Mini Case Example: The UK broadband market shows oligopolistic behaviour, with a few firms controlling access to networks, leading to questions around pricing strategies and regulatory intervention.

How It’s Assessed

In AQA A-level Economics​, students will face:

  • Data Response Questions: Short extracts on a real or hypothetical market followed by structured questions.

  • Essay Questions: Typically requiring critical evaluation of market structures, supported by diagrams and examples.

  • Command Words to Watch:

    • Analyse: Chains of reasoning.

    • Evaluate: Balanced arguments, supported judgement.

    • Discuss: Detailed exploration, considering multiple viewpoints.

Students should expect multi-step questions requiring both theoretical knowledge and real-world application.

Enterprise Skills Integration

This topic naturally links to enterprise competencies:

  • Problem-solving: Analysing how different market structures affect outcomes and proposing interventions.

  • Decision-making: Judging strategic business behaviours within different structures.

  • Critical thinking: Evaluating the benefits and drawbacks of monopolies or oligopolies for consumers and firms.

  • Communication: Structuring clear, logical arguments supported by real examples—a skill transferable to any career path.

Recommended Tool: MarketScope AI from Enterprise Skills can help simulate different market conditions for student analysis​.

Careers Links

Curriculum content supports Gatsby Benchmark 4 and 5​, connecting learning to real-world skills:

  • Economist roles: Public sector (CMA, Bank of England), private sector (consulting, finance).

  • Market analysts: Working within companies to interpret competitive environments.

  • Business strategy consultants: Advising firms on market entry or competition strategies.

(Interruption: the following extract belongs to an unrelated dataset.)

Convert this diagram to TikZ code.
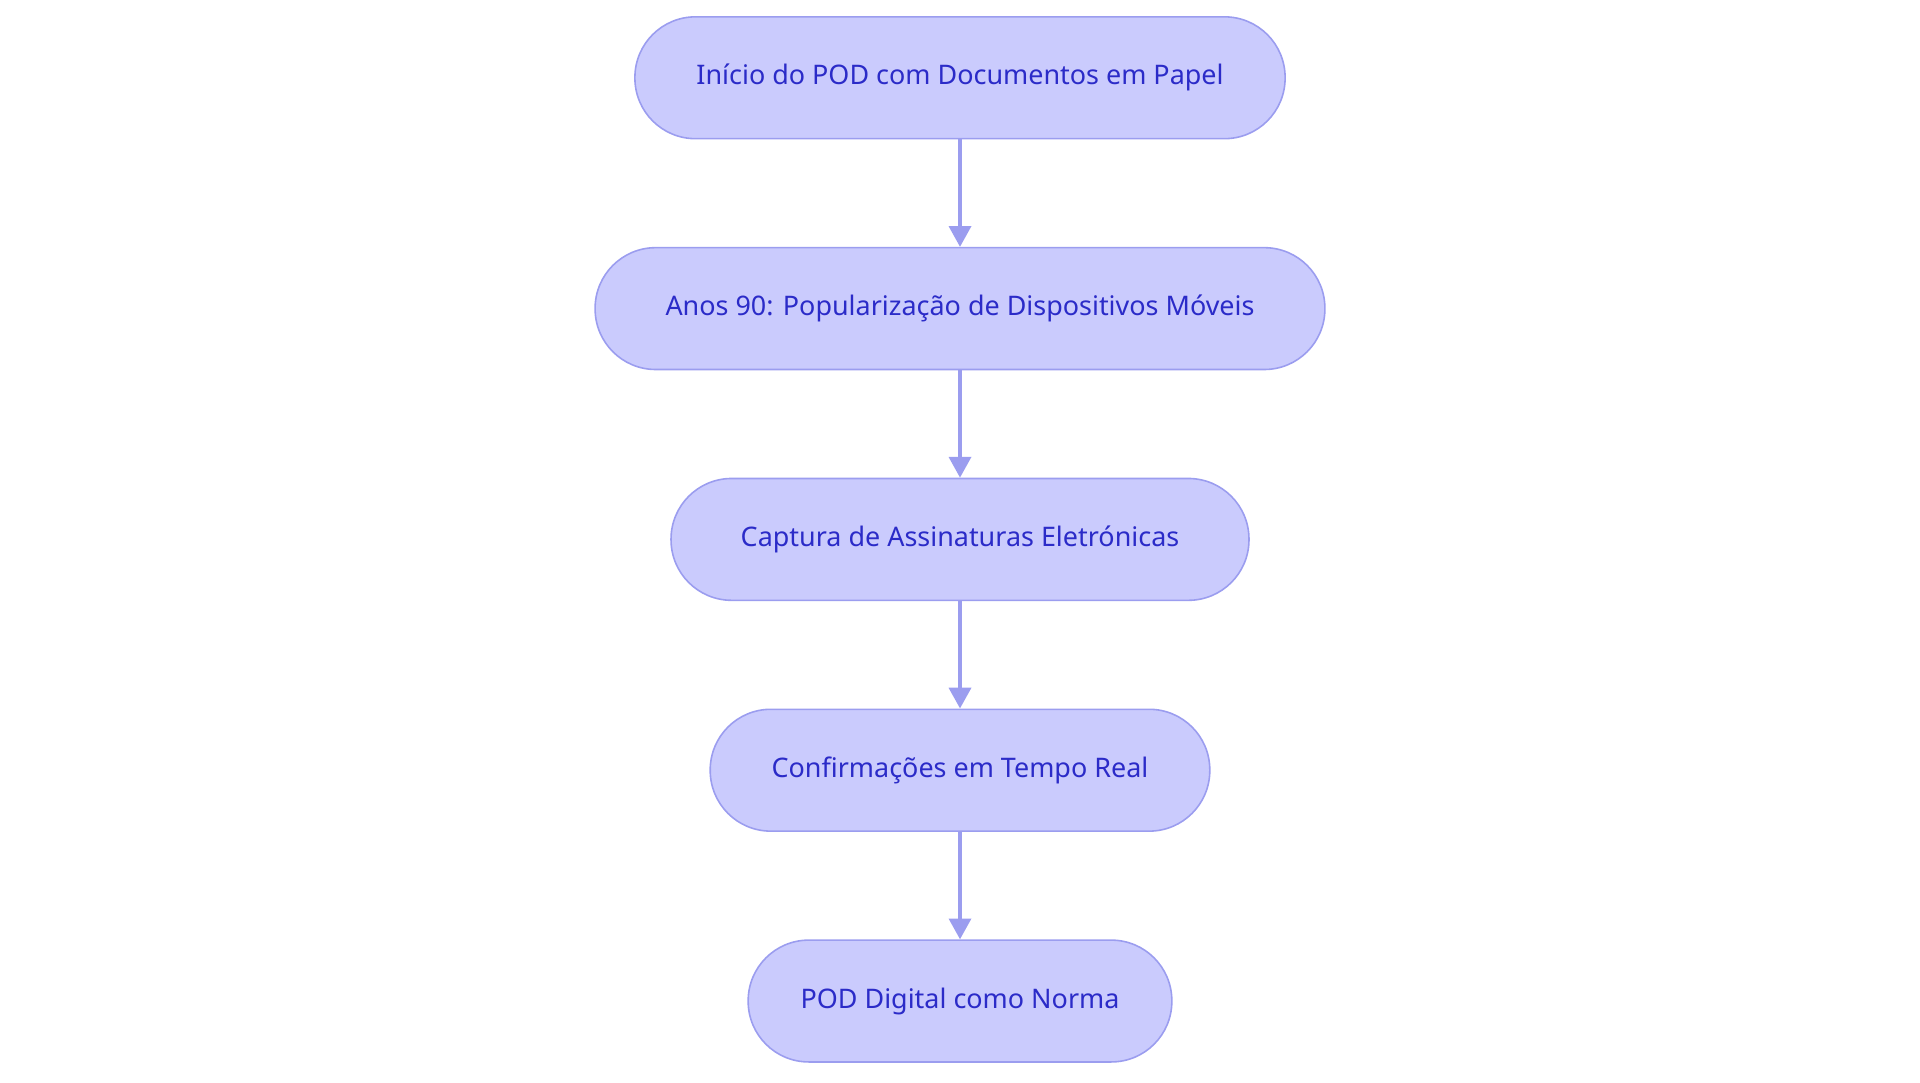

  • Policy advisors: In government departments regulating competition.

  • Entrepreneurship: Understanding competitive positioning and pricing strategies.

Career-connected classroom tasks could include market structure case studies linked to future job roles.

Teaching Notes

  • Common Pitfalls:

    • Students often memorise characteristics without applying them to dynamic market examples.

    • Diagrams: Make sure they can draw and label cost and revenue diagrams accurately.

  • Teaching Tips:

    • Use live case studies (like the CMA investigating mergers) to ground theory in practice.

    • Encourage students to debate the merits and downsides of monopolies—this builds evaluation skills.

    • Role-play activities: Students act as firms within different market structures to internalise behaviours.

  • Extension Activities:

    • Research project: Students analyse a local market (e.g., cafes) and classify it according to economic theory.

    • Link to other areas: Draw connections to labour markets (oligopolistic structures in professional football, for example).